As the movie began, I searched for the beginnings of a conceivable story line. Not so much a setting or a character, but of an introduction that would change the story. I searched for this, in vain, for the rest of the film. As the credits began to roll, what this movie was became clear to me. It was not the journey of a man changing because problem A appeared and he chose route X to fix it, like most movies. It was to be appreciated for the gradual change that took place throughout the course of the film. No one event or meeting changed the circumstances for our main character, but, as in life, a series of events that are seemingly unrelated, apart from who they involved.

Marcello Mastroianni was masterful in the role of the reporter, in search of scandals who gradually becomes apart of the crowd he once wrote about.

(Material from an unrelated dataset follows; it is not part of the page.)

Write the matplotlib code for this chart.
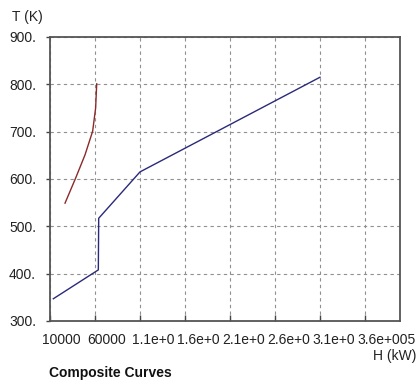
import matplotlib
matplotlib.use("Agg")
import matplotlib.pyplot as plt
from matplotlib.transforms import offset_copy, blended_transform_factory

plt.rcParams['font.family'] = ['Liberation Sans', 'DejaVu Sans']

# Hot composite curve
hot_H = [26700, 38500, 48900, 57400, 60700, 61900]
hot_T = [549, 602, 651, 701, 750, 801]
# Cold composite curve
cold_H = [13700, 63700, 64100, 110000, 310000]
cold_T = [347, 408, 517, 615, 815]

xticks = [10000, 60000, 110000, 160000, 210000, 260000, 310000, 360000]
# labels as visible in the reference (long ones are clipped by their neighbour)
xticklabels = ["10000", "60000", "1.1e+0", "1.6e+0", "2.1e+0",
               "2.6e+0", "3.1e+0", "3.6e+005"]
yticks = [300, 400, 500, 600, 700, 800, 900]
yticklabels = ["300.", "400.", "500.", "600.", "700.", "800.", "900."]

fig = plt.figure(figsize=(4.18, 3.89), dpi=100)
ax = fig.add_axes([50/418, 1-321/389, 350/418, 284/389])

ax.plot(hot_H, hot_T, color='#8b2a2a', lw=1.0)
ax.plot(cold_H, cold_T, color='#2a2a7a', lw=1.0)

ax.set_xlim(10000, 398900)
ax.set_ylim(300, 900)
ax.set_xticks(xticks)
ax.set_xticklabels([""] * len(xticks))
ax.set_yticks(yticks)
ax.set_yticklabels(yticklabels, fontsize=10, color='#222222')

ax.grid(True, color='#909090', linestyle=(0, (3, 3)), lw=0.8)
ax.set_axisbelow(True)
for s in ax.spines.values():
    s.set_color('#555555')
    s.set_linewidth(1.3)

ax.tick_params(axis='x', direction='in', length=4, width=1, color='#444444')
ax.tick_params(axis='y', direction='out', length=3, width=1, color='#444444', pad=7)

trans = blended_transform_factory(ax.transData, ax.transAxes)
for xv, lab in zip(xticks, xticklabels):
    t = offset_copy(trans, fig=fig, x=-8, y=-12, units='dots')
    ax.text(xv, 0, lab, transform=t, ha='left', va='top', fontsize=10,
            color='#222222', clip_on=False)

fig.text(12/418, 1-17.5/389, "T (K)", ha='left', va='center', fontsize=10, color='#222222')
fig.text(416/418, 1-356/389, "H (kW)", ha='right', va='center', fontsize=10, color='#222222')
fig.text(49/418, 1-372.5/389, "Composite Curves", ha='left', va='center',
         fontsize=10, fontweight='bold', color='#111111')

fig.savefig("out.png", dpi=100)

The movie didn't keep me entirely interested throughout, not only because of its large running time, but also because some points of the "slice of life" story were merely dry. Yet, there was an inexplicable feeling of depression when the movie ended...somehow, leaving this sex, suicide and alcohol-driven universe that had at so many points bored me, was like losing a friend. As with all good movies, the minute you are cut off from the world it took you into, a sense of loss is felt.

La Dolce Vita, while not always fast-moving, nor interesting nor funny, is a masterwork of its own sort. It drips of flavor, rhythm, sex and life, while Fellini's camera never once wanders into the dangerous realm of objectivity.